● Provided material
>> begin
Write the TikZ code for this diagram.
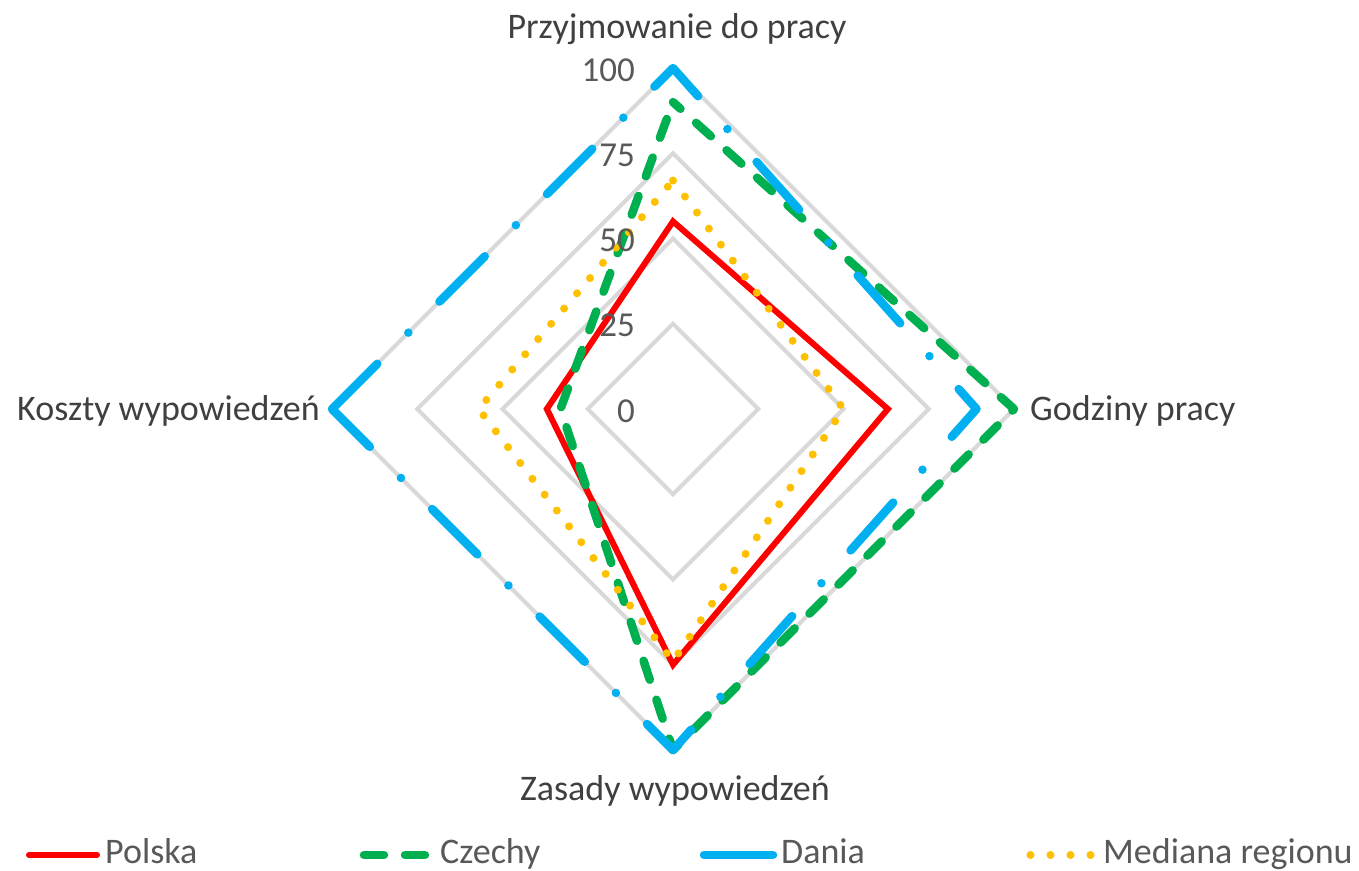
\documentclass[tikz,border=0pt]{standalone}
\usepackage{fontspec}
\setmainfont{Carlito}
\definecolor{cRed}{HTML}{FF0000}
\definecolor{cGreen}{HTML}{00B050}
\definecolor{cBlue}{HTML}{00B0F0}
\definecolor{cYellow}{HTML}{FFC000}
\definecolor{gridgrey}{HTML}{D9D9D9}
\definecolor{textdark}{HTML}{404040}
\definecolor{textgrey}{HTML}{595959}
\begin{document}
\begin{tikzpicture}[x=1pt,y=-1pt,
  gridring/.style={draw=gridgrey, line width=4pt, line join=miter},
  polska/.style={draw=cRed, line width=6pt, line join=miter},
  czechy/.style={draw=cGreen, line width=8.5pt, line cap=round, line join=round, dash pattern=on 20pt off 21pt},
  dania/.style={draw=cBlue, line width=8.5pt, line cap=round, line join=round, dash pattern=on 64pt off 44pt on 0pt off 44pt},
  daniasolid/.style={draw=cBlue, line width=8.5pt, line cap=round},
  mediana/.style={draw=cYellow, line width=8pt, line cap=round, dash pattern=on 0pt off 20pt},
  catlabel/.style={text=textdark, font=\fontsize{36}{43}\selectfont, inner sep=0pt},
  ticklabel/.style={text=textgrey, font=\fontsize{35}{42}\selectfont, inner sep=0pt, anchor=east},
  legtext/.style={text=textgrey, font=\fontsize{36}{43}\selectfont, inner sep=0pt, anchor=base west}]
\useasboundingbox (0,0) rectangle (1359,870);
\fill[white] (0,0) rectangle (1359,870);

\begin{scope}[shift={(673,409)}, x=3.41pt, y=-3.41pt]
  \foreach \v in {25,50,75,100}
    \draw[gridring] (0,-\v) -- (\v,0) -- (0,\v) -- (-\v,0) -- cycle;
  \draw[polska] (0,-55) -- (63,0) -- (0,75) -- (-37,0) -- cycle;
  \draw[czechy, dash phase=10pt] (0,-90) -- (100,0) -- (0,100) -- (-33,0) -- cycle;
  \draw[dania] (-100,0) -- (0,-100) -- (89,0) -- (0,100) -- cycle;
  \draw[mediana] (0,-67) -- (50,0) -- (0,74) -- (-57,0) -- cycle;
\end{scope}

\foreach \v in {0,25,50,75,100}
  \node[ticklabel] (tick\v) at (635,{411-3.41*\v}) {\v};

\node[catlabel, anchor=base] (lblTop) at (677,38) {Przyjmowanie do pracy};
\node[catlabel, anchor=base west] (lblRight) at (1030,420.5) {Godziny pracy};
\node[catlabel, anchor=base east] (lblLeft) at (320,420.5) {Koszty wypowiedzeń};
\node[catlabel, anchor=base] (lblBottom) at (675,800) {Zasady wypowiedzeń};

\coordinate (lpA) at (29,855);  \coordinate (lpB) at (97,855);
\coordinate (lcA) at (364,855); \coordinate (lcB) at (426,855);
\coordinate (ldA) at (704,855); \coordinate (ldB) at (773,855);
\coordinate (lmA) at (1030.5,855); \coordinate (lmB) at (1091,855);
\draw[polska, line cap=round] (lpA) -- (lpB);
\draw[czechy] (lcA) -- (lcB);
\draw[daniasolid] (ldA) -- (ldB);
\draw[mediana] (lmA) -- (lmB);
\node[legtext] (tPolska) at (105,863) {Polska};
\node[legtext] (tCzechy) at (440,863) {Czechy};
\node[legtext] (tDania) at (781,863) {Dania};
\node[legtext] (tMediana) at (1103,863) {Mediana regionu};
\end{tikzpicture}
\end{document}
>> end
● Stated problem
Leave the pictures out and output the rest of the listing exactly.

● Answer for this exercise
Write the TikZ code for this diagram.
\documentclass[tikz,border=0pt]{standalone}
\usepackage{fontspec}
\setmainfont{Carlito}
\definecolor{cRed}{HTML}{FF0000}
\definecolor{cGreen}{HTML}{00B050}
\definecolor{cBlue}{HTML}{00B0F0}
\definecolor{cYellow}{HTML}{FFC000}
\definecolor{gridgrey}{HTML}{D9D9D9}
\definecolor{textdark}{HTML}{404040}
\definecolor{textgrey}{HTML}{595959}
\begin{document}
\begin{tikzpicture}[x=1pt,y=-1pt,
  gridring/.style={draw=gridgrey, line width=4pt, line join=miter},
  polska/.style={draw=cRed, line width=6pt, line join=miter},
  czechy/.style={draw=cGreen, line width=8.5pt, line cap=round, line join=round, dash pattern=on 20pt off 21pt},
  dania/.style={draw=cBlue, line width=8.5pt, line cap=round, line join=round, dash pattern=on 64pt off 44pt on 0pt off 44pt},
  daniasolid/.style={draw=cBlue, line width=8.5pt, line cap=round},
  mediana/.style={draw=cYellow, line width=8pt, line cap=round, dash pattern=on 0pt off 20pt},
  catlabel/.style={text=textdark, font=\fontsize{36}{43}\selectfont, inner sep=0pt},
  ticklabel/.style={text=textgrey, font=\fontsize{35}{42}\selectfont, inner sep=0pt, anchor=east},
  legtext/.style={text=textgrey, font=\fontsize{36}{43}\selectfont, inner sep=0pt, anchor=base west}]
\useasboundingbox (0,0) rectangle (1359,870);
\fill[white] (0,0) rectangle (1359,870);

\begin{scope}[shift={(673,409)}, x=3.41pt, y=-3.41pt]
  \foreach \v in {25,50,75,100}
    \draw[gridring] (0,-\v) -- (\v,0) -- (0,\v) -- (-\v,0) -- cycle;
  \draw[polska] (0,-55) -- (63,0) -- (0,75) -- (-37,0) -- cycle;
  \draw[czechy, dash phase=10pt] (0,-90) -- (100,0) -- (0,100) -- (-33,0) -- cycle;
  \draw[dania] (-100,0) -- (0,-100) -- (89,0) -- (0,100) -- cycle;
  \draw[mediana] (0,-67) -- (50,0) -- (0,74) -- (-57,0) -- cycle;
\end{scope}

\foreach \v in {0,25,50,75,100}
  \node[ticklabel] (tick\v) at (635,{411-3.41*\v}) {\v};

\node[catlabel, anchor=base] (lblTop) at (677,38) {Przyjmowanie do pracy};
\node[catlabel, anchor=base west] (lblRight) at (1030,420.5) {Godziny pracy};
\node[catlabel, anchor=base east] (lblLeft) at (320,420.5) {Koszty wypowiedzeń};
\node[catlabel, anchor=base] (lblBottom) at (675,800) {Zasady wypowiedzeń};

\coordinate (lpA) at (29,855);  \coordinate (lpB) at (97,855);
\coordinate (lcA) at (364,855); \coordinate (lcB) at (426,855);
\coordinate (ldA) at (704,855); \coordinate (ldB) at (773,855);
\coordinate (lmA) at (1030.5,855); \coordinate (lmB) at (1091,855);
\draw[polska, line cap=round] (lpA) -- (lpB);
\draw[czechy] (lcA) -- (lcB);
\draw[daniasolid] (ldA) -- (ldB);
\draw[mediana] (lmA) -- (lmB);
\node[legtext] (tPolska) at (105,863) {Polska};
\node[legtext] (tCzechy) at (440,863) {Czechy};
\node[legtext] (tDania) at (781,863) {Dania};
\node[legtext] (tMediana) at (1103,863) {Mediana regionu};
\end{tikzpicture}
\end{document}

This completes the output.